Chipotle chickpeas with aubergine & pitta image

Give chickpeas and aubergine a spicy kick with chipotle. Serve on top of pittas with tahini and crème fraîche and finish with lime wedges and coriander

Provided by Liberty Mendez

Categories     Dinner

Time 25m

Number Of Ingredients 11

4 wholemeal pittas, cut into triangles
150g light light crème fraîche
3 tbsp tahini
2 limes zested and juiced, plus extra zest and wedges to serve
2 garlic cloves, crushed
1 tbsp rapeseed oil
1 onion, finely chopped
2 small aubergines, finely sliced
400g chickpeas, drained
1 tbsp chipotle paste
½ small bunch of coriander, roughly chopped, plus extra to serve

Steps:

  • Heat the oven to 200C/180C fan/gas 6. Lay the pittas in a single layer on a baking tray and toast for 10 mins until crisp.
  • Meanwhile, make the topping. Heat the oil in a large frying pan and fry the onion and aubergine over a medium heat for 10 mins until softened. Add the chickpeas and chipotle paste, and cook for another 5 mins.
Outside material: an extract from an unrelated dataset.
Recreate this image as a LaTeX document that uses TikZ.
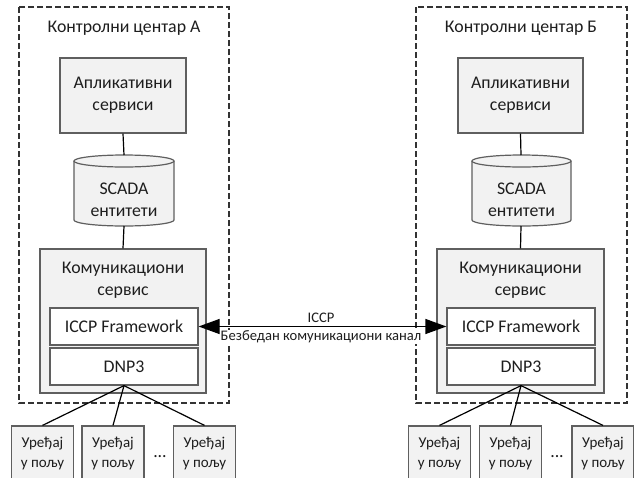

Remove from the heat and stir in the coriander and some seasoning.
  • Whisk together the crème fraîche, tahini, lime juice and zest, and garlic in a bowl, along with 50ml water to loosen.
  • To serve, top the toasted pittas with the tahini lime sauce, pile on the aubergine and chickpeas and finish with a sprinkling of coriander, the extra lime zest and lime wedges.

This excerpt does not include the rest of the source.